When Access Meets Agency: The Future of Women’s Digital Empowerment

Co-authored by Wendy Chamberlin (Senior Advisor, Climate and Market Linkages, Trickle Up) and Niyati Singaraju (Postdoctoral Fellow, Gender Research, International Rice Research Institute)

This is the second of a three part blog series on digital agency.

In the development community, there is growing recognition that digital tools can help individuals, especially women, and households build resilience in the face of shocks and stresses. At the same time, agency—a person’s ability to define and pursue their own goals—is essential. In development we tend to approach solution design in silos, and as such, there has been little effort to date to consider the importance of digital agency for women as a priority. But without agency, a woman may be unable to use the numerous digital tools that would help grow her livelihood and support her needs and aspirations. 

Digital agency combines a focus on digital access and usage with agency. It prioritizes ensuring that individuals, especially women who participate in Trickle Up’s economic inclusion programs, can access, use, and have control over the digital products and platforms they require to support their needs and to help them to achieve their goals on the road to individual resilience. 

In practice, this means meeting women where they already engage digitally—on platforms like WhatsApp and Facebook—and recognizing that they may not be looking for a single app to solve their challenges. Instead, they may rely on advice and ideas from their social networks to improve their livelihoods or increase their profitability. 

No One Entity Can Solve for Digital Agency

Trickle Up isn’t the only one thinking about digital agency, and that’s a good thing.

In early October, Trickle Up was pleased to partner with the CGIAR Gender Equality and Inclusion Accelerator in hosting a workshop on digital agency at their Gender in Food, Land, and Water Systems Conference 2025 to begin to define and understand how women experience digital agency. This workshop included representatives from the World Bank, IFPRI, ID Insight, and BRAC Global, to name a few. The purpose of this workshop was to answer: what needs to be considered when understanding women’s digital agency?

Answering this proved to be difficult. Conversations on digital anything tend to skew to one sectoral bent or another. Yet, in this case, we forced ourselves to understand why exactly this topic matters through the perspectives of various stakeholders. Here are some of the dimensions of digital agency our group discussed: 

  • Demographic Prioritization: Recognizing the unique needs of different groups, especially women 
  • Aspirations: Understanding and aligning with individuals’ goals and motivations
  • Access & Affordability: Ensuring digital tools and platforms are reachable and financially accessible
  • Safeguarding & Ethics: Protecting users’ rights, privacy, and safety in digital environments
  • Policy & Regulatory Support: Creating enabling environments through inclusive policies and frameworks
  • Data Quality & Gaps: Addressing missing or unreliable data that affects decision-making and inclusion
  • Fit-for-Purpose Solutions: Designing tools that are relevant, usable, and context-sensitive
  • Access to Capital, Markets & Information: Expanding opportunities through digital channels

These features may sound obvious, but often in the hype of digital solutions there is an overt focus on what the digital solutions can do, rather than on what truly enables women to benefit from it. This is where collaboration and shared learning—like our discussion with CGIAR—become so important.
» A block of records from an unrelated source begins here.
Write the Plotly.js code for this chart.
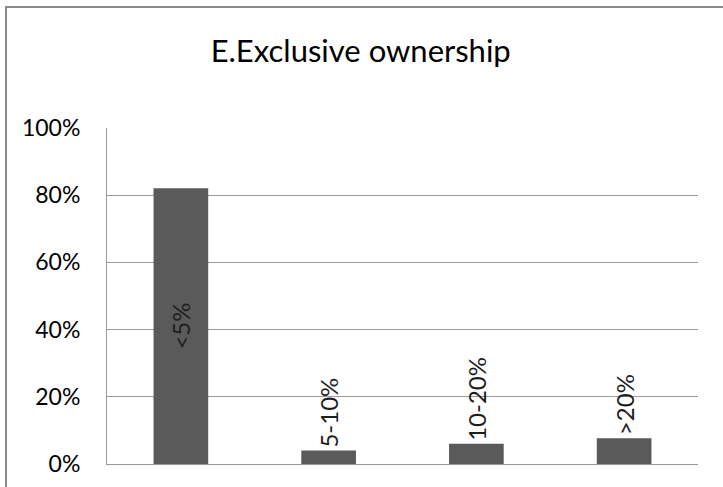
<!DOCTYPE html>
<html>
<head>
<meta charset="utf-8">
<script src="https://cdn.plot.ly/plotly-3.0.1.min.js"></script>
<style>
  html, body { margin: 0; padding: 0; background: #ffffff; width: 723px; height: 487px; overflow: hidden; }
  #frame { position: absolute; left: 5px; top: 6px; width: 716px; height: 479px;
           border-left: 2px solid #8a8a8a; border-top: 2px solid #8a8a8a; }
  #chart { width: 716px; height: 479px; }
</style>
</head>
<body>
<div id="frame"><div id="chart"></div></div>
<script>
const categories = ['<5%', '5-10%', '10-20%', '>20%'];
const shares = [0.821, 0.040, 0.060, 0.077];
const labelPositions = ['inside', 'outside', 'outside', 'outside'];
const chartTitle = 'E.Exclusive ownership';

const FONT = 'Lato, "Open Sans", "DejaVu Sans", sans-serif';

const trace = {
  type: 'bar',
  x: categories,
  y: shares,
  text: categories,
  textposition: labelPositions,
  textangle: -90,
  insidetextanchor: 'middle',
  constraintext: 'none',
  cliponaxis: false,
  textfont: { family: FONT, size: 24, color: '#1e1e1e' },
  insidetextfont: { family: FONT, size: 24, color: '#1e1e1e' },
  outsidetextfont: { family: FONT, size: 24, color: '#1e1e1e' },
  marker: { color: '#5a5a5a', line: { width: 0 } },
  hoverinfo: 'none'
};

const layout = {
  width: 716,
  height: 479,
  margin: { l: 100, r: 25, t: 120, b: 23, pad: 0 },
  paper_bgcolor: '#ffffff',
  plot_bgcolor: '#ffffff',
  showlegend: false,
  bargap: 0.63,
  title: {
    text: chartTitle,
    font: { family: FONT, size: 31, color: '#000000' },
    xref: 'container', x: 0.494, xanchor: 'center',
    yref: 'container', y: 0.91, yanchor: 'middle'
  },
  xaxis: {
    type: 'category',
    showticklabels: false,
    ticks: '',
    showgrid: false,
    zeroline: false,
    showline: true,
    linecolor: '#9a9a9a',
    linewidth: 1
  },
  yaxis: {
    range: [0, 1],
    dtick: 0.2,
    tick0: 0,
    tickformat: '.0%',
    ticks: '',
    ticklabelstandoff: 21,
    showgrid: true,
    gridcolor: '#9a9a9a',
    gridwidth: 1,
    zeroline: false,
    showline: true,
    linecolor: '#9a9a9a',
    linewidth: 1,
    tickfont: { family: FONT, size: 23, color: '#000000' }
  }
};

Plotly.newPlot('chart', [trace], layout, { displayModeBar: false, staticPlot: true });
</script>
</body>
</html>
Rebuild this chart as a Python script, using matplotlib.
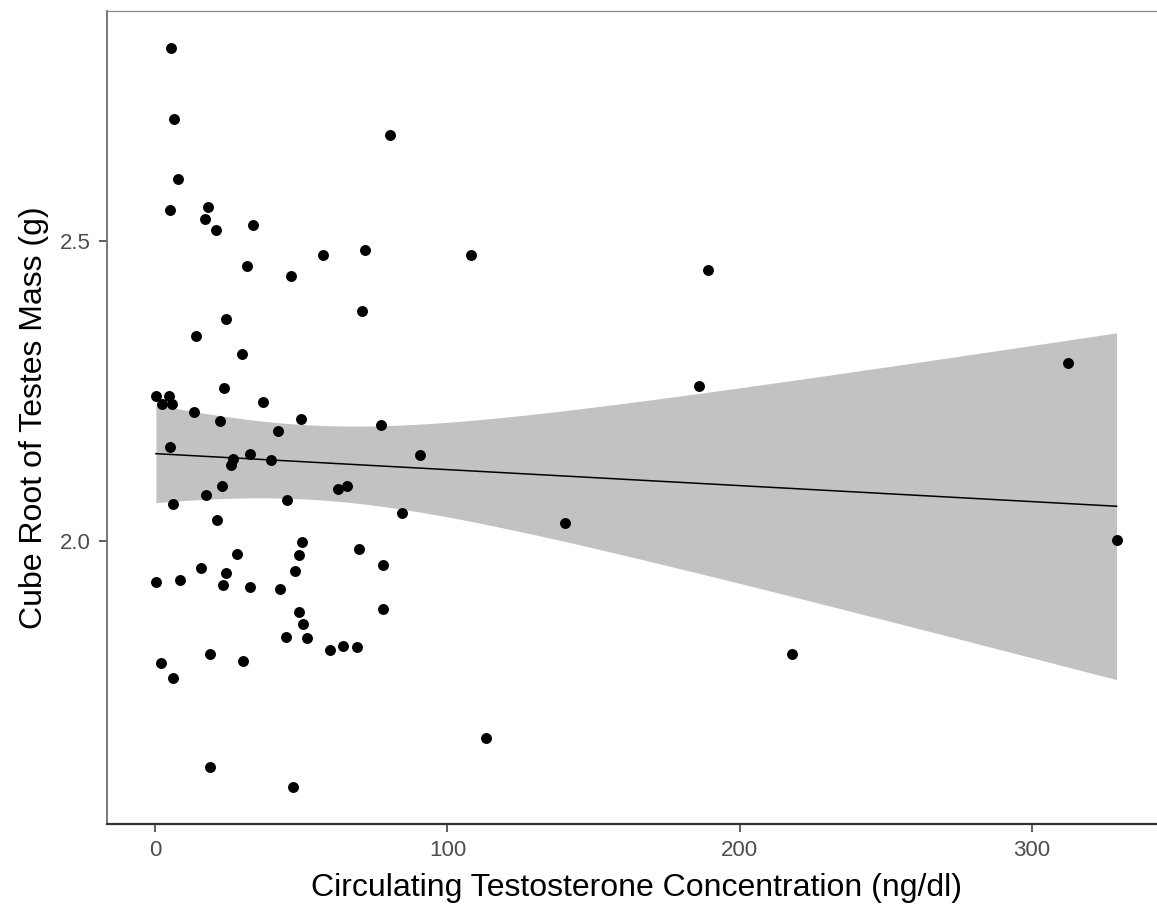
import numpy as np
import matplotlib
matplotlib.use("Agg")
import matplotlib.pyplot as plt

# circulating testosterone (ng/dl) and cube root of testes mass (g)
testosterone = [5.3, 6.4, 7.6, 5.0, 18.0, 16.9, 20.7, 33.3, 80.2, 71.8,
                57.4, 31.5, 46.4, 70.8, 24.3, 13.9, 29.7, 23.6, 0.2, 4.7,
                2.2, 5.8, 36.7, 13.3, 22.2, 49.8, 42.0, 77.2, 5.0, 32.3,
                26.6, 25.9, 39.7, 90.6, 22.9, 17.3, 62.4, 65.7, 6.0, 45.0,
                84.3, 21.2, 50.2, 28.1, 49.1, 69.7, 77.9, 15.8, 24.3, 47.9,
                0.4, 8.6, 23.3, 32.3, 42.7, 77.9, 49.1, 50.5, 44.6, 51.8,
                59.9, 64.1, 68.9, 18.7, 30.0, 1.9, 6.0, 18.7, 47.1, 108.0,
                189.1, 186.1, 140.1, 217.9, 113.2, 312.3, 329.0]
testes_mass = [2.822, 2.703, 2.603, 2.551, 2.556, 2.536, 2.519, 2.526, 2.676, 2.485,
               2.476, 2.459, 2.441, 2.383, 2.370, 2.341, 2.312, 2.255, 2.242, 2.242,
               2.228, 2.228, 2.232, 2.215, 2.200, 2.204, 2.184, 2.193, 2.157, 2.145,
               2.137, 2.127, 2.135, 2.144, 2.092, 2.077, 2.087, 2.091, 2.062, 2.068,
               2.047, 2.034, 1.998, 1.978, 1.976, 1.986, 1.960, 1.954, 1.947, 1.949,
               1.931, 1.934, 1.927, 1.923, 1.919, 1.887, 1.882, 1.861, 1.840, 1.838,
               1.818, 1.825, 1.823, 1.812, 1.799, 1.796, 1.772, 1.623, 1.590, 2.477,
               2.452, 2.259, 2.029, 1.811, 1.671, 2.297, 2.002]
y_ticks = [2.0, 2.5]
x_ticks = [0, 100, 200, 300]

x = np.array(testosterone)
y = np.array(testes_mass)

# linear fit with 95% confidence band (like geom_smooth(method="lm"))
n = len(x)
slope, intercept = np.polyfit(x, y, 1)
resid = y - (slope * x + intercept)
s = np.sqrt(np.sum(resid ** 2) / (n - 2))
t_crit = 1.992  # t(0.975, df=75)
xs = np.linspace(x.min(), x.max(), 200)
fit = slope * xs + intercept
se = s * np.sqrt(1 / n + (xs - x.mean()) ** 2 / np.sum((x - x.mean()) ** 2))

plt.rcParams['font.family'] = ['Liberation Sans', 'DejaVu Sans']
fig = plt.figure(figsize=(11.57, 9.05), dpi=100)
ax = fig.add_axes([0.0927, 0.0898, 0.914, 0.8984])

ax.fill_between(xs, fit - t_crit * se, fit + t_crit * se, color='#c2c2c2', lw=0, zorder=1)
ax.plot(xs, fit, color='black', lw=1.1, zorder=2)
ax.scatter(x, y, s=62, color='black', lw=0, zorder=3)

ax.set_xlim(-16.45, 345.5)
ax.set_ylim(1.5284, 2.884)
ax.set_xticks(x_ticks)
ax.set_xticklabels([str(t) for t in x_ticks])
ax.set_yticks(y_ticks)
ax.set_yticklabels(['2.0', '2.5'])
ax.tick_params(labelsize=16, colors='#333333', length=6, width=1.1, pad=6)
ax.tick_params(axis='both', labelcolor='#4d4d4d')

ax.spines['right'].set_visible(False)
ax.spines['top'].set_color('#8c8c8c')
ax.spines['top'].set_linewidth(0.9)
ax.spines['left'].set_color('#6e6e6e')
ax.spines['left'].set_linewidth(1.3)
ax.spines['bottom'].set_color('#333333')
ax.spines['bottom'].set_linewidth(1.6)

ax.set_xlabel("Circulating Testosterone Concentration (ng/dl)", fontsize=23, labelpad=8)
ax.set_ylabel("Cube Root of Testes Mass (g)", fontsize=23, labelpad=8)

fig.savefig('out.png', dpi=100)
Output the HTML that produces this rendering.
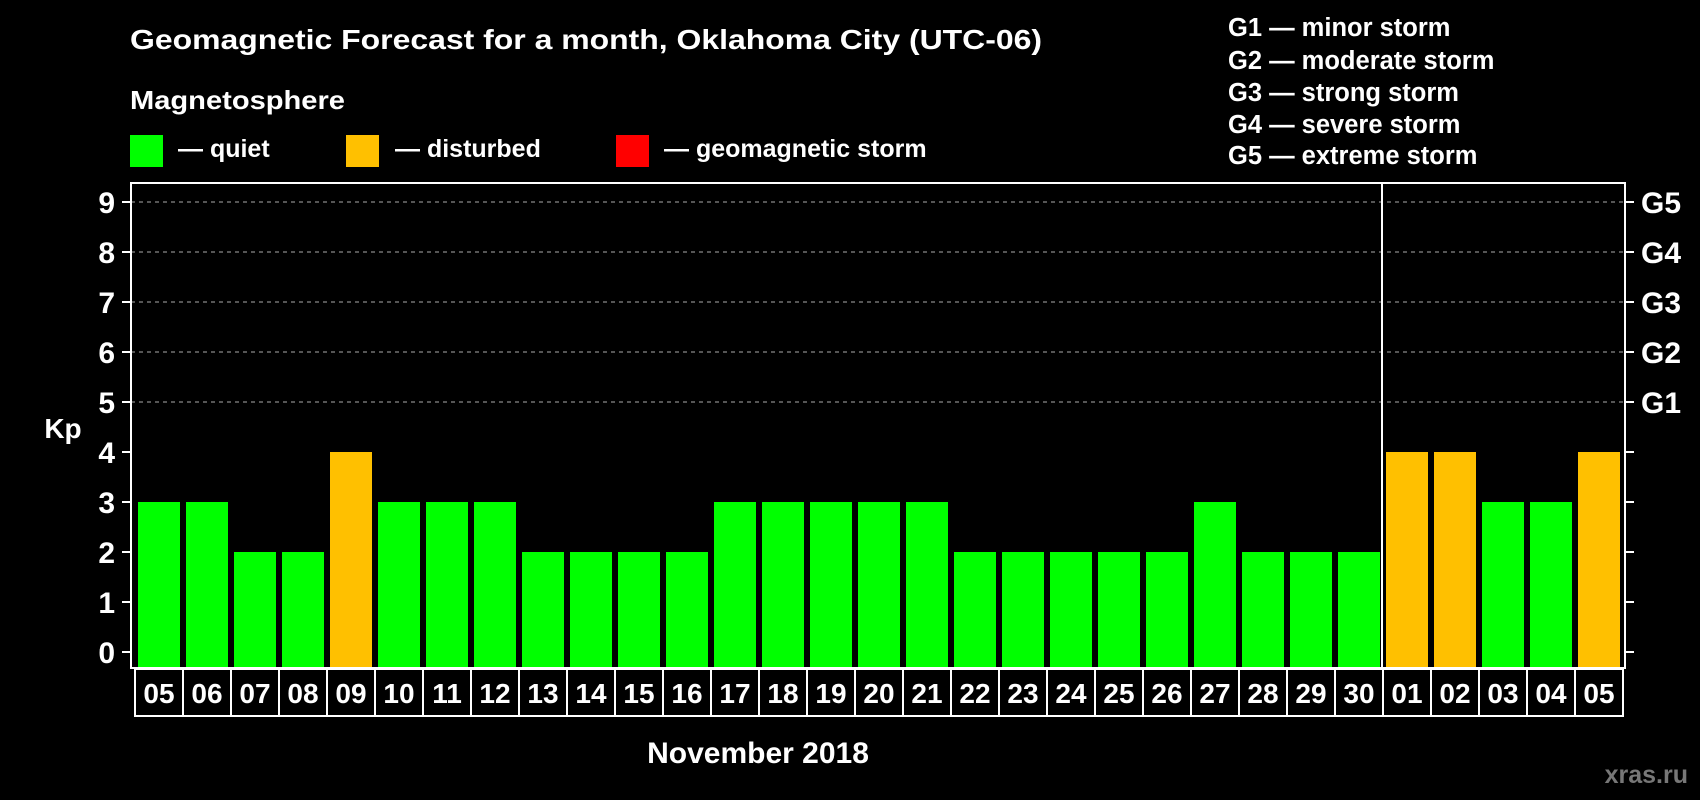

What’s in It for Others: A Perspective from CGIAR 

For CGIAR, the discussion helped shift the focus beyond access toward what truly builds women’s digital agency: trust, accountability, and the systems that make digital spaces safe and empowering. The conversation reinforced that inclusion isn’t an end in itself, but a pathway for women and socially excluded groups to act, decide, and lead within digital ecosystems. Exploring this through individual, meso, and meta levels also opened new ways to think about how research and partnerships can make that possible.

These insights reinforce that digital agency can’t be advanced by one actor alone—it takes shared vision, aligned priorities, and collective action.

What Gets Prioritized Gets Done 

To support digital agency for vulnerable women, there needs to be an intentional focus on what it looks like. No one entity can solve for digital agency. Trickle Up, for example, recognizes the importance of policy and regulation—and while it has limited experience in pursuing this directly, it can advocate for its importance in its work with government stakeholders. Similarly, CGIAR cannot single-handedly develop digital solutions, but it can work with its researchers and fellow implementing organizations to design and support solutions that will help build up the digital agency of rural women.

Moving Forward

In the near future, Trickle Up and CARE are joining together and plan to co-create and test a set of indicators that are reflective of the elements of digital agency we have shared above. Additionally, because this effort will only be successful with diverse input and perspective, our aim is to continue creating a learning collaborative with stakeholders from across sectors where we can see if these indicators are relevant to measuring women’s digital agency. This will inform us about what must change in our programmatic approaches to better support the digital agency of women in future efforts. 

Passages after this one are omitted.